There was nothing for it but to minister on so I pulled my hoodie over my head and splashed my way downtown. I crossed the road to pass the usual group of addicts and “girls of the night” who hang around an old church. From the crowd, someone shouted, “Hey, Robert Kinghorn.”
I said, “Yes, that’s me, but how do you know my name?” He burst out laughing and said, “Because I am Robert Kinghorn too. I was up at your house 17 years ago and had a meal with your family before I went over to your church to talk to the parishioners.
“Now I remember,” I said. “How are you?”
“I’m 17 years clean,” he said proudly, “and doing well in business. Seeing you here tonight lets me know that I am doing the right thing. I come down like you to speak to people and perhaps help them out with some money.”
With a “man hug” we said goodbye, and I continued into the teeming rain.
I was now in another part of the city where there is heavy drug use, and was surprised to see someone I had not seen for about six years. My memory of him was that he was a tall and stately Muslim man who had been educated by the Jesuits,
“I loved the Jesuit training, especially some of the authors they introduced me to,” he told me. “T.S. Eliot was my favourite. I loved his play, Murder in the Cathedral, about the murder of Archbishop Thomas Becket. I cried when I read it.”
Now before me, I saw a shadow of his former self. His long coat was flying open in the rain. He was clearly on drugs. I said hello to him as we passed but there was barely a response.
I then made my way to search out one of the regulars on my visits. You may remember her from previous columns as the lady who lives in the doorway of a shelter. At least that’s where I usually find her late in the evening. When she saw me, she said, “You’re going to drown out there, come in here and sit next to me.”
I stepped up into her “house” and we sat shoulder to shoulder out of the rain.
“What are you writing in the book there?” I asked.
“Oh, that’s my spiritual writing. I write the things that come into my mind. Do you want to read what I have just written?”
She passed the book to me, and the writing was scribbled, and barely legible. Somehow it seemed to me that it reflected her scattered thoughts. But it was clear from the flow of the scrambled words that she was longing for hope in her life.
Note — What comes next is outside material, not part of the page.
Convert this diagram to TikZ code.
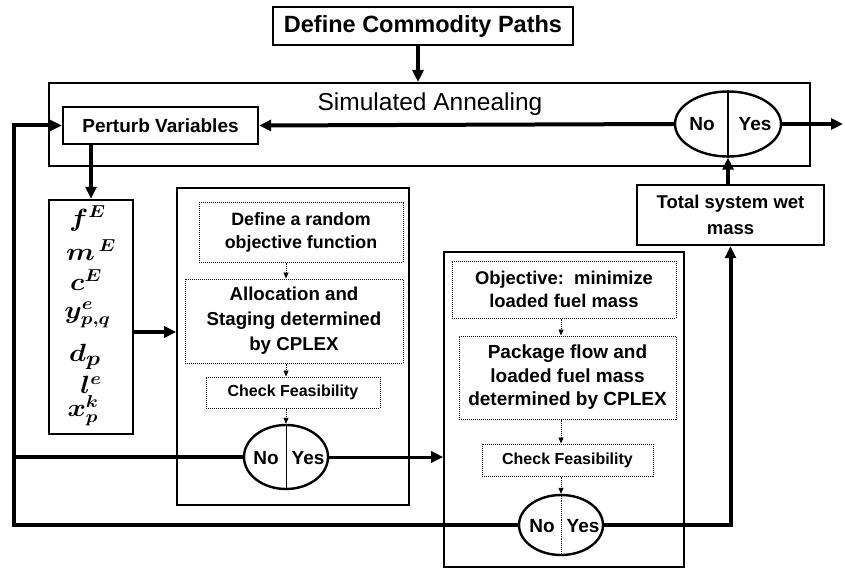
\documentclass[tikz,border=0pt]{standalone}
\usepackage{fontspec}
\setmainfont{Liberation Sans}
\usepackage{amsmath,bm,graphicx}
\usetikzlibrary{arrows.meta,shapes.geometric}

% one wide bold math symbol at a given size
\newcommand{\widevar}[2]{{\fontsize{#1}{30}\selectfont\scalebox{1.12}[1]{$\bm{#2}$}}}
% fixed baselines, however tall a line is
\newcommand{\rigidlines}{\lineskiplimit=-50pt\relax\lineskip=0pt\relax}

\begin{document}
\begin{tikzpicture}[x=1pt,y=-1pt,
  heavybox/.style={draw, line width=2.4pt, inner sep=0pt, align=center},
  outerbox/.style={draw, line width=1.6pt, inner sep=0pt},
  innerbox/.style={draw, densely dotted, line width=1pt, inner sep=0pt, align=center},
  decision/.style={draw, ellipse, line width=2.4pt, inner sep=0pt},
  flow/.style={line width=4pt, -{Triangle[length=12pt,width=11pt]}},
  bus/.style={line width=4pt},
  substep/.style={line width=0.9pt, densely dotted, -{Triangle[length=6pt,width=5pt]}},
  answer/.style={font=\bfseries\fontsize{19}{22}\selectfont, inner sep=0pt},
  varlist/.style={inner sep=0pt, align=center, font=\fontsize{24}{30}\selectfont}
]
\useasboundingbox (0,0) rectangle (845,569);

% top: commodity paths and the annealing loop
\node[heavybox, minimum width=300, minimum height=38,
      font=\bfseries\fontsize{23.5}{27}\selectfont] (dcp) at (423,26) {Define Commodity Paths};
\node[draw, line width=2pt, minimum width=761, minimum height=83, inner sep=0pt] (sa) at (429.5,124.5) {};
\node[font=\fontsize{24.5}{28}\selectfont, inner sep=0pt] (satitle) at (430,104) {Simulated Annealing};
\node[heavybox, minimum width=195, minimum height=37,
      font=\bfseries\fontsize{19}{22}\selectfont] (pv) at (160.5,125.5) {Perturb Variables};

\node[decision, minimum width=106, minimum height=65] (e1) at (728,124) {};
\draw[line width=1.6pt] (e1.north) -- (e1.south);
\node[answer] (e1no) at (702,124) {No};
\node[answer] (e1yes) at (755,124) {Yes};
\coordinate (out) at (843,124);

\node[heavybox, minimum width=187, minimum height=60,
      font=\bfseries\fontsize{18.5}{26}\selectfont] (tsm) at (730.5,215) {Total system wet\\mass};

% design variables
\node[draw, line width=2.4pt, minimum width=84, minimum height=234, inner sep=0pt] (vars) at (91,317) {};
\node[varlist] (vlist) at (87.5,316) {\rigidlines
  \widevar{24}{f^{E}}\\[4pt]
  \rule{7pt}{0pt}\widevar{23}{m^{\,E}}\\[0pt]
  \widevar{23}{c^{E}}\rule{3pt}{0pt}\\[-2pt]
  \widevar{24}{y^{e}_{p,q}}\\[13pt]
  \widevar{30}{d_{p}}\rule{5pt}{0pt}\\[2pt]
  \rule{7pt}{0pt}\widevar{23}{l^{e}}\\[-7pt]
  \widevar{24}{x^{k}_{p}}\rule{9pt}{0pt}};

% allocation and staging stage
\node[outerbox, minimum width=232, minimum height=317] (mid) at (293,346.5) {};
\node[innerbox, minimum width=204, minimum height=59,
      font=\bfseries\fontsize{17.8}{23}\selectfont] (db1) at (301,232.5) {Define a random\\objective function};
\node[innerbox, minimum width=218, minimum height=84,
      font=\bfseries\fontsize{18.7}{25}\selectfont] (db2) at (294,321) {Allocation and\\Staging determined\\by CPLEX};
\node[innerbox, minimum width=174, minimum height=31,
      font=\bfseries\fontsize{16}{19}\selectfont] (db3) at (293,392.5) {Check Feasibility};
\node[decision, minimum width=84, minimum height=64] (e2) at (286,457) {};
\draw[line width=0.9pt] (e2.north) -- (e2.south);
\node[answer] (e2no) at (266,458) {No};
\node[answer] (e2yes) at (308,458) {Yes};

% package flow stage
\node[outerbox, minimum width=240, minimum height=315] (rbox) at (564,409.5) {};
\node[innerbox, minimum width=224, minimum height=57,
      font=\bfseries\fontsize{18.4}{23}\selectfont] (ob1) at (564,289.5) {Objective:\ \ minimize\\loaded fuel mass};
\node[innerbox, minimum width=217, minimum height=83,
      font=\bfseries\fontsize{19}{23.5}\selectfont] (ob2) at (567.5,377.5) {Package flow and\\loaded fuel mass\\determined by CPLEX};
\node[innerbox, minimum width=171, minimum height=32,
      font=\bfseries\fontsize{16}{19}\selectfont] (ob3) at (567.5,460) {Check Feasibility};
\node[decision, minimum width=84, minimum height=60] (e3) at (561,525) {};
\draw[line width=0.9pt, densely dotted] (e3.north) -- (e3.south);
\node[answer] (e3no) at (542,526) {No};
\node[answer] (e3yes) at (583,526) {Yes};

% return rail on the left
\coordinate (railtop) at (14,124);
\coordinate (railbot) at (14,526);

% connectors
\draw[flow, line width=3.5pt] ([xshift=-5pt]dcp.south) -- ([xshift=-5pt]dcp.south |- sa.north);
\draw[flow] (e1.west) -- (pv.east);
\draw[flow] (e1.east) -- (out);
\draw[flow] (tsm.north -| e1.south) -- (e1.south);
\draw[flow] (pv.south -| vars.north) -- (vars.north);
\draw[flow] ([yshift=-15pt]vars.east) -- ([yshift=-15pt]vars.east -| mid.west);

\draw[substep] (db1.south -| e2.north) -- (db2.north -| e2.north);
\draw[substep] (db2.south -| e2.north) -- (db3.north -| e2.north);
\draw[substep] (db3.south -| e2.north) -- (e2.north);

\draw[substep] (ob1.south -| e3.north) -- (ob2.north -| e3.north);
\draw[substep] (ob2.south -| e3.north) -- (ob3.north -| e3.north);
\draw[substep] (ob3.south -| e3.north) -- (e3.north);

\draw[bus] (e2.west) -- (e2.west -| railbot);
\draw[flow, line width=3pt] (e2.east) -- (e2.east -| rbox.west);
\draw[flow] (e3.west) -- (e3.west -| railbot) -- (railtop |- pv.west) -- (pv.west);
\draw[flow] (e3.east) -- (e3.east -| tsm.south) -- (tsm.south);
\end{tikzpicture}
\end{document}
When I finished reading, I put my hand on her shoulder and wondered if she would pull away. But she sat looking at me and listening intently.
I said, “I can see the Spirit in you. I believe you will make it, like many others I have met. I can see light in you. I have met many people on these streets with that light deep within them. For some it has taken a while, but they are now off the streets. I think you are going to make it.”
She smiled sadly and whispered her deepest thoughts, almost as if they came from her very soul.
“That’s what I long to have, a little clarity. Light in this dark world.”
She looked in my eyes as I whispered, “I’ll pray for you, you are a good person.”
As I left, she asked for another of my business cards with my phone number and email on it. “I keep losing everything I have. Sorry, I don’t know where I put the last one.”
Henri Nouwen once wrote, “When we feel hopeless, we have to hold on to tenderness. Love is the answer, community is the context, and tenderness is the methodology. This is how we connect with people.”